RECORDED INFORMATION:
- - - - -

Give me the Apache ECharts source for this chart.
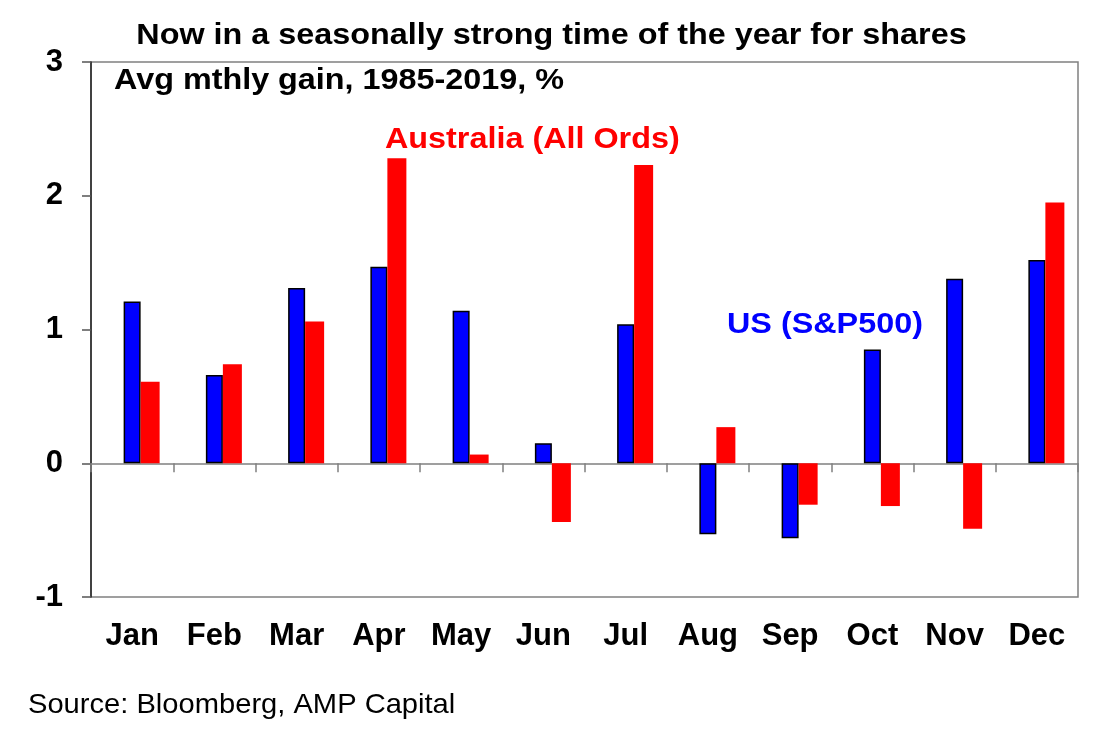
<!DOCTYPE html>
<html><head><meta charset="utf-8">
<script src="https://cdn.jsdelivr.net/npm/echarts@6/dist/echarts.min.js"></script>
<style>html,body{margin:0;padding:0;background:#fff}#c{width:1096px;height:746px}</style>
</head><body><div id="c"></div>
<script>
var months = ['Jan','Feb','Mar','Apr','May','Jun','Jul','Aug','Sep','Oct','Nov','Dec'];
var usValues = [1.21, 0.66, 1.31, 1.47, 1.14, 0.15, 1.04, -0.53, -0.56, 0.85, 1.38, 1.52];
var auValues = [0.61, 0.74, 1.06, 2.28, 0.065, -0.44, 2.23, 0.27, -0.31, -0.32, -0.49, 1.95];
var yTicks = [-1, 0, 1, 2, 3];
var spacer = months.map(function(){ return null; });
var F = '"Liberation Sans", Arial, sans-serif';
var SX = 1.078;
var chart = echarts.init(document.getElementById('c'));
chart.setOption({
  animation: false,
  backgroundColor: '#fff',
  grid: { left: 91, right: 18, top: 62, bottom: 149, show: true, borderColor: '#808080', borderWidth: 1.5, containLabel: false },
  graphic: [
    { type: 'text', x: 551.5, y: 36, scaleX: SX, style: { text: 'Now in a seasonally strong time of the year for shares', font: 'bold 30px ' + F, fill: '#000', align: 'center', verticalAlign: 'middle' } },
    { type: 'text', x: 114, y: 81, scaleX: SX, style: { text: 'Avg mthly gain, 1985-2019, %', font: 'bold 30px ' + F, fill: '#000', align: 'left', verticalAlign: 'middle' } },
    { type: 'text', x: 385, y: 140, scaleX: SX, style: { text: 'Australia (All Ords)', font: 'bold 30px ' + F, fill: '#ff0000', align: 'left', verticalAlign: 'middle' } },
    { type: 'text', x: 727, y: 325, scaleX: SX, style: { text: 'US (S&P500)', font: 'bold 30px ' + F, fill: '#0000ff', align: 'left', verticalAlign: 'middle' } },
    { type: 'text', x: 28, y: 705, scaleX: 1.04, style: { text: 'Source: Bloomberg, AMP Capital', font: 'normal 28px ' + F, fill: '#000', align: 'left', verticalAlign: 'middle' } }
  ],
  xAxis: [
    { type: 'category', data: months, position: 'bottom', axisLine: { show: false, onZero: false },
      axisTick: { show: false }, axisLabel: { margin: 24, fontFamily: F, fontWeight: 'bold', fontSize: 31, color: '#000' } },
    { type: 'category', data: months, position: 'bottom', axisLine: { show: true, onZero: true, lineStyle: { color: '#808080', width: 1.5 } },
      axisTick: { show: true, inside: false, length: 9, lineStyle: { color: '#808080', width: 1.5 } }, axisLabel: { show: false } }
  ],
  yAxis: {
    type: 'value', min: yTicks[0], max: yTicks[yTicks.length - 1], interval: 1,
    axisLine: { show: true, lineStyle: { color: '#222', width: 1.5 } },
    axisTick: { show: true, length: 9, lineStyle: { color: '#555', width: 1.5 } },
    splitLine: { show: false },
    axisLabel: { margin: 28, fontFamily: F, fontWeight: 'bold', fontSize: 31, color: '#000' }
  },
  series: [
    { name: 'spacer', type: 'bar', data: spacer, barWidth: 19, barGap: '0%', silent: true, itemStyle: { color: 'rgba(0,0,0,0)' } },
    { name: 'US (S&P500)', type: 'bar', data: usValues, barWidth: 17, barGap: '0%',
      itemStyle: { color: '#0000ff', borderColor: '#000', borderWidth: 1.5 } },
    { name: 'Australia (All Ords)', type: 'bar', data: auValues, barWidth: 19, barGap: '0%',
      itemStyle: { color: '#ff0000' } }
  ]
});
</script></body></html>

- - - - -

THE REQUEST:
Omit the pictures, then output the rest of the listing exactly.

FINISHED ANSWER:
Give me the Apache ECharts source for this chart.
<!DOCTYPE html>
<html><head><meta charset="utf-8">
<script src="https://cdn.jsdelivr.net/npm/echarts@6/dist/echarts.min.js"></script>
<style>html,body{margin:0;padding:0;background:#fff}#c{width:1096px;height:746px}</style>
</head><body><div id="c"></div>
<script>
var months = ['Jan','Feb','Mar','Apr','May','Jun','Jul','Aug','Sep','Oct','Nov','Dec'];
var usValues = [1.21, 0.66, 1.31, 1.47, 1.14, 0.15, 1.04, -0.53, -0.56, 0.85, 1.38, 1.52];
var auValues = [0.61, 0.74, 1.06, 2.28, 0.065, -0.44, 2.23, 0.27, -0.31, -0.32, -0.49, 1.95];
var yTicks = [-1, 0, 1, 2, 3];
var spacer = months.map(function(){ return null; });
var F = '"Liberation Sans", Arial, sans-serif';
var SX = 1.078;
var chart = echarts.init(document.getElementById('c'));
chart.setOption({
  animation: false,
  backgroundColor: '#fff',
  grid: { left: 91, right: 18, top: 62, bottom: 149, show: true, borderColor: '#808080', borderWidth: 1.5, containLabel: false },
  graphic: [
    { type: 'text', x: 551.5, y: 36, scaleX: SX, style: { text: 'Now in a seasonally strong time of the year for shares', font: 'bold 30px ' + F, fill: '#000', align: 'center', verticalAlign: 'middle' } },
    { type: 'text', x: 114, y: 81, scaleX: SX, style: { text: 'Avg mthly gain, 1985-2019, %', font: 'bold 30px ' + F, fill: '#000', align: 'left', verticalAlign: 'middle' } },
    { type: 'text', x: 385, y: 140, scaleX: SX, style: { text: 'Australia (All Ords)', font: 'bold 30px ' + F, fill: '#ff0000', align: 'left', verticalAlign: 'middle' } },
    { type: 'text', x: 727, y: 325, scaleX: SX, style: { text: 'US (S&P500)', font: 'bold 30px ' + F, fill: '#0000ff', align: 'left', verticalAlign: 'middle' } },
    { type: 'text', x: 28, y: 705, scaleX: 1.04, style: { text: 'Source: Bloomberg, AMP Capital', font: 'normal 28px ' + F, fill: '#000', align: 'left', verticalAlign: 'middle' } }
  ],
  xAxis: [
    { type: 'category', data: months, position: 'bottom', axisLine: { show: false, onZero: false },
      axisTick: { show: false }, axisLabel: { margin: 24, fontFamily: F, fontWeight: 'bold', fontSize: 31, color: '#000' } },
    { type: 'category', data: months, position: 'bottom', axisLine: { show: true, onZero: true, lineStyle: { color: '#808080', width: 1.5 } },
      axisTick: { show: true, inside: false, length: 9, lineStyle: { color: '#808080', width: 1.5 } }, axisLabel: { show: false } }
  ],
  yAxis: {
    type: 'value', min: yTicks[0], max: yTicks[yTicks.length - 1], interval: 1,
    axisLine: { show: true, lineStyle: { color: '#222', width: 1.5 } },
    axisTick: { show: true, length: 9, lineStyle: { color: '#555', width: 1.5 } },
    splitLine: { show: false },
    axisLabel: { margin: 28, fontFamily: F, fontWeight: 'bold', fontSize: 31, color: '#000' }
  },
  series: [
    { name: 'spacer', type: 'bar', data: spacer, barWidth: 19, barGap: '0%', silent: true, itemStyle: { color: 'rgba(0,0,0,0)' } },
    { name: 'US (S&P500)', type: 'bar', data: usValues, barWidth: 17, barGap: '0%',
      itemStyle: { color: '#0000ff', borderColor: '#000', borderWidth: 1.5 } },
    { name: 'Australia (All Ords)', type: 'bar', data: auValues, barWidth: 19, barGap: '0%',
      itemStyle: { color: '#ff0000' } }
  ]
});
</script></body></html>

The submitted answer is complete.